Set exercise: Scan the listing below for the word "code" and state how many lines hold it. Write nothing but the number.

◆ ◆ ◆ ◆ ◆ ◆ ◆

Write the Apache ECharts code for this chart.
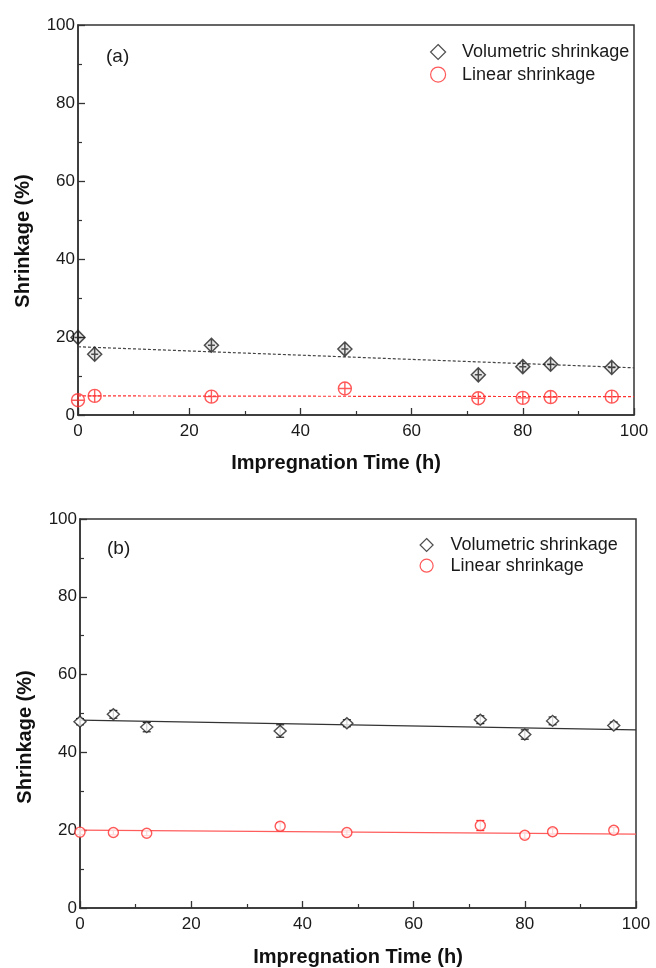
<!DOCTYPE html>
<html>
<head>
<meta charset="utf-8">
<script src="https://cdn.jsdelivr.net/npm/echarts@6/dist/echarts.min.js"></script>
<style>
  html, body { margin: 0; padding: 0; background: #fff; }
  #chart { width: 656px; height: 968px; }
</style>
</head>
<body>
<div id="chart"></div>
<script>
// panel (a)
const timeA = [0, 3, 24, 48, 72, 80, 85, 96];
const volA = [19.9, 15.6, 17.9, 16.9, 10.3, 12.4, 13.0, 12.2];
const linA = [3.8, 4.9, 4.7, 6.8, 4.3, 4.4, 4.6, 4.7];
// panel (b)
const timeB = [0, 6, 12, 36, 48, 72, 80, 85, 96];
const volB = [47.9, 49.8, 46.5, 45.5, 47.5, 48.4, 44.6, 48.1, 46.9];
const linB = [19.5, 19.4, 19.2, 21.0, 19.4, 21.2, 18.7, 19.6, 20.0];
const errVolB = [0.8, 1.0, 1.2, 1.6, 0.9, 1.0, 1.2, 1.0, 0.9];
const errLinB = [0.6, 0.6, 0.6, 0.9, 0.6, 1.3, 0.8, 0.8, 0.7];
// linear fits, end points at x = 0 and 100
const fitX = [0, 100];
const fitVolA = [17.5, 12.1];
const fitLinA = [4.9, 4.7];
const fitVolB = [48.3, 45.8];
const fitLinB = [20.0, 19.0];

const FONT = 'Liberation Sans';
const RED = '#ff3030';
const DARK = '#222';

const pairs = (xs, ys) => xs.map((x, i) => [x, ys[i]]);
const triples = (xs, ys, es) => xs.map((x, i) => [x, ys[i], es[i]]);

const diamondPlus = 'path://M0,-6L6,0L0,6L-6,0Z M0,-6L0,6 M-3,0L3,0';
const circlePlus = 'path://M-6,0A6,6,0,1,1,6,0A6,6,0,1,1,-6,0Z M0,-6L0,6 M-6,0L6,0';

function xAxisOf(i) {
  return {
    gridIndex: i, type: 'value', min: 0, max: 100, interval: 20,
    axisLine: { show: true, lineStyle: { color: '#333', width: 1.5 } },
    axisTick: { show: true, inside: true, length: 7, lineStyle: { color: '#333', width: 1.3 } },
    minorTick: { show: true, splitNumber: 2, length: 4, lineStyle: { color: '#333', width: 1.2 } },
    splitLine: { show: false },
    axisLabel: { fontFamily: FONT, fontSize: 17, color: '#1a1a1a', margin: 8 }
  };
}
function yAxisOf(i) {
  return {
    gridIndex: i, type: 'value', min: 0, max: 100, interval: 20,
    axisLine: { show: true, lineStyle: { color: '#333', width: 1.5 } },
    axisTick: { show: true, inside: true, length: 7, lineStyle: { color: '#333', width: 1.3 } },
    minorTick: { show: true, splitNumber: 2, length: 4, lineStyle: { color: '#333', width: 1.2 } },
    splitLine: { show: false },
    axisLabel: { fontFamily: FONT, fontSize: 17, color: '#1a1a1a', margin: 3 }
  };
}

function fitLine(i, ys, color, dashed) {
  return {
    name: 'fit', type: 'line', xAxisIndex: i, yAxisIndex: i,
    data: pairs(fitX, ys), symbol: 'none', silent: true, z: 1,
    lineStyle: { color, width: 1.2, type: dashed ? [3, 2] : 'solid' }
  };
}

function errorBars(i, data, color) {
  return {
    name: 'err', type: 'custom', xAxisIndex: i, yAxisIndex: i, data, z: 2, silent: true,
    renderItem(params, api) {
      const x = api.value(0), y = api.value(1), e = api.value(2);
      const lo = api.coord([x, y - e]);
      const hi = api.coord([x, y + e]);
      const style = { stroke: color, lineWidth: 1.2 };
      return {
        type: 'group',
        children: [
          { type: 'line', shape: { x1: lo[0], y1: lo[1], x2: hi[0], y2: hi[1] }, style },
          { type: 'line', shape: { x1: lo[0] - 4, y1: lo[1], x2: lo[0] + 4, y2: lo[1] }, style },
          { type: 'line', shape: { x1: hi[0] - 4, y1: hi[1], x2: hi[0] + 4, y2: hi[1] }, style }
        ]
      };
    }
  };
}

function legendOf(left, top, size, pad, gap) {
  return {
    orient: 'vertical', left, top, itemWidth: size, itemHeight: size, itemGap: gap,
    selectedMode: false,
    itemStyle: { color: '#fff', borderWidth: 1.2 },
    textStyle: { fontFamily: FONT, fontSize: 18, color: '#1a1a1a', padding: [0, 0, 0, pad] },
    data: [
      { name: 'Volumetric shrinkage', icon: 'diamond' },
      { name: 'Linear shrinkage', icon: 'circle' }
    ]
  };
}

const option = {
  backgroundColor: '#fff',
  animation: false,
  grid: [
    { left: 78, top: 25, width: 556, height: 390, show: true, borderColor: '#333', borderWidth: 1.5 },
    { left: 80, top: 519, width: 556, height: 389, show: true, borderColor: '#333', borderWidth: 1.5 }
  ],
  xAxis: [xAxisOf(0), xAxisOf(1)],
  yAxis: [yAxisOf(0), yAxisOf(1)],
  legend: [
    legendOf(425, 38, 15, 11.5, 4.6),
    legendOf(414.5, 531, 13, 12.5, 2.7)
  ],
  graphic: [
    { type: 'text', x: 106, y: 57, style: { text: '(a)', font: '19px ' + FONT, fill: '#1a1a1a', textVerticalAlign: 'middle' } },
    { type: 'text', x: 107, y: 549, style: { text: '(b)', font: '19px ' + FONT, fill: '#1a1a1a', textVerticalAlign: 'middle' } },
    { type: 'text', x: 336, y: 463, style: { text: 'Impregnation Time (h)', font: 'bold 20px ' + FONT, fill: '#111', textAlign: 'center', textVerticalAlign: 'middle' } },
    { type: 'text', x: 358, y: 957, style: { text: 'Impregnation Time (h)', font: 'bold 20px ' + FONT, fill: '#111', textAlign: 'center', textVerticalAlign: 'middle' } },
    { type: 'text', x: 23, y: 241, rotation: Math.PI / 2, style: { text: 'Shrinkage (%)', font: 'bold 20px ' + FONT, fill: '#111', textAlign: 'center', textVerticalAlign: 'middle' } },
    { type: 'text', x: 25, y: 737, rotation: Math.PI / 2, style: { text: 'Shrinkage (%)', font: 'bold 20px ' + FONT, fill: '#111', textAlign: 'center', textVerticalAlign: 'middle' } }
  ],
  series: [
    fitLine(0, fitVolA, '#444', true),
    fitLine(0, fitLinA, RED, true),
    {
      name: 'Volumetric shrinkage', type: 'scatter', xAxisIndex: 0, yAxisIndex: 0, z: 3,
      data: pairs(timeA, volA), symbol: diamondPlus, symbolSize: 14,
      itemStyle: { color: 'rgba(0,0,0,0.12)', borderColor: DARK, borderWidth: 1.5 }
    },
    {
      name: 'Linear shrinkage', type: 'scatter', xAxisIndex: 0, yAxisIndex: 0, z: 3,
      data: pairs(timeA, linA), symbol: circlePlus, symbolSize: 13,
      itemStyle: { color: 'rgba(0,0,0,0)', borderColor: RED, borderWidth: 1.4 }
    },
    fitLine(1, fitVolB, '#333', false),
    fitLine(1, fitLinB, '#ff5c5c', false),
    errorBars(1, triples(timeB, volB, errVolB), DARK),
    errorBars(1, triples(timeB, linB, errLinB), RED),
    {
      name: 'Volumetric shrinkage', type: 'scatter', xAxisIndex: 1, yAxisIndex: 1, z: 3,
      data: pairs(timeB, volB), symbol: 'diamond', symbolSize: [12, 11],
      itemStyle: { color: '#fff', borderColor: DARK, borderWidth: 1.4 }
    },
    {
      name: 'Linear shrinkage', type: 'scatter', xAxisIndex: 1, yAxisIndex: 1, z: 3,
      data: pairs(timeB, linB), symbol: 'circle', symbolSize: 10,
      itemStyle: { color: '#fff', borderColor: RED, borderWidth: 1.4 }
    }
  ]
};

echarts.init(document.getElementById('chart')).setOption(option);
</script>
</body>
</html>
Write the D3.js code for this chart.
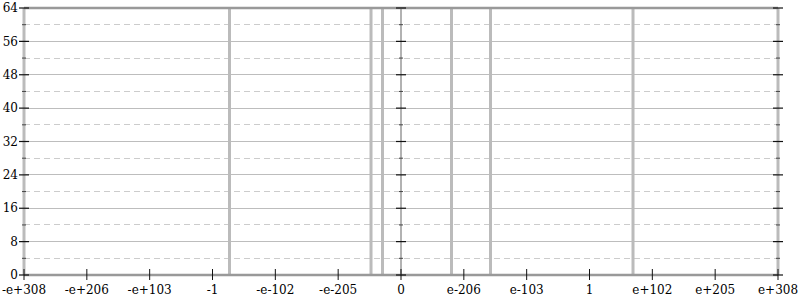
<!DOCTYPE html>
<html><head><meta charset="utf-8">
<script src="https://cdn.jsdelivr.net/npm/d3@7"></script>
<style>body{margin:0;background:#fff}svg{display:block;font-family:"DejaVu Serif",serif}</style>
</head><body><svg id="c" width="800" height="300"></svg>
<script>
// data: values (doubles) of each bin, and its count
const values = [-2.4e-28, -1.2e-259, -2.0e-278, 4.0e-226, 2.2e-162, 1.9e71];
const counts = [64, 64, 64, 64, 64, 64];
const xTickFractions = [-6,-5,-4,-3,-2,-1,0,1,2,3,4,5,6];
const xTickLabels = ["-e+308","-e+206","-e+103","-1","-e-102","-e-205","0","e-206","e-103","1","e+102","e+205","e+308"];
const yMajor = [0,8,16,24,32,40,48,56,64];
const yMinor = [4,12,20,28,36,44,52,60];

const dv = new DataView(new ArrayBuffer(8));
function ord(v){ dv.setFloat64(0, Math.abs(v)); const n = Number(dv.getBigUint64(0)); return v < 0 ? -n : n; }
const maxOrd = ord(Number.MAX_VALUE);

const W=800,H=300,m={l:24,r:22,t:8,b:25};
const svg=d3.select("#c");
const x=d3.scaleLinear().domain([-maxOrd,maxOrd]).range([m.l,W-m.r]);
const y=d3.scaleLinear().domain([0,64]).range([H-m.b,m.t]);
const X=v=>x(ord(v));

// grid
svg.append("g").selectAll("line").data(yMajor.filter(d=>d>0&&d<64)).join("line")
 .attr("x1",m.l).attr("x2",W-m.r).attr("y1",d=>y(d)).attr("y2",d=>y(d))
 .attr("stroke","#bdbdbd").attr("stroke-width",1).attr("shape-rendering","crispEdges");
svg.append("g").selectAll("line").data(yMinor).join("line")
 .attr("x1",m.l).attr("x2",W-m.r).attr("y1",d=>y(d)).attr("y2",d=>y(d))
 .attr("stroke","#cccccc").attr("stroke-width",1).attr("stroke-dasharray","6,4").attr("shape-rendering","crispEdges");

// bars
svg.append("g").selectAll("rect").data(values).join("rect")
 .attr("x",d=>X(d)-1.5).attr("width",3)
 .attr("y",(d,i)=>y(counts[i])).attr("height",(d,i)=>y(0)-y(counts[i]))
 .attr("fill","#bbbbbb");

// frame
svg.append("line").attr("x1",m.l).attr("x2",m.l).attr("y1",y(0)).attr("y2",y(64)).attr("stroke","#bbbbbb").attr("stroke-width",3);
svg.append("line").attr("x1",W-m.r).attr("x2",W-m.r).attr("y1",y(0)).attr("y2",y(64)).attr("stroke","#bbbbbb").attr("stroke-width",3);
svg.append("line").attr("x1",x(0)).attr("x2",x(0)).attr("y1",y(0)).attr("y2",y(64)).attr("stroke","#999").attr("stroke-width",1.5);
svg.append("line").attr("x1",m.l).attr("x2",W-m.r).attr("y1",y(64)).attr("y2",y(64)).attr("stroke","#999").attr("stroke-width",2.5);
svg.append("line").attr("x1",m.l).attr("x2",W-m.r).attr("y1",y(0)).attr("y2",y(0)).attr("stroke","#999").attr("stroke-width",2.5);

// y ticks at three vertical axes
[m.l, x(0), W-m.r].forEach(ax=>{
  const g=svg.append("g");
  g.selectAll("line.maj").data(yMajor).join("line").attr("class","maj")
   .attr("x1",ax-5).attr("x2",ax+5).attr("y1",d=>y(d)).attr("y2",d=>y(d))
   .attr("stroke","#111").attr("stroke-width",1.2);
  g.selectAll("line.min").data(yMinor).join("line").attr("class","min")
   .attr("x1",ax-2).attr("x2",ax+2).attr("y1",d=>y(d)).attr("y2",d=>y(d))
   .attr("stroke","#444").attr("stroke-width",1);
});
svg.append("g").selectAll("text").data(yMajor).join("text")
 .attr("x",m.l-6).attr("y",d=>y(d)).attr("dy","0.35em").attr("text-anchor","end")
 .attr("font-size",12).attr("fill","#000").text(d=>d);

// x ticks
const xt=xTickFractions.map(k=>k/6*maxOrd);
svg.append("g").selectAll("line").data(xt).join("line")
 .attr("x1",d=>x(d)).attr("x2",d=>x(d)).attr("y1",y(0)-6).attr("y2",y(0)+5)
 .attr("stroke","#111").attr("stroke-width",1);
svg.append("g").selectAll("text").data(xt).join("text")
 .attr("x",d=>x(d)).attr("y",H-6).attr("text-anchor","middle")
 .attr("font-size",12).attr("fill","#000").text((d,i)=>xTickLabels[i]);
</script></body></html>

◆ ◆ ◆ ◆ ◆ ◆ ◆

Answer in full: 2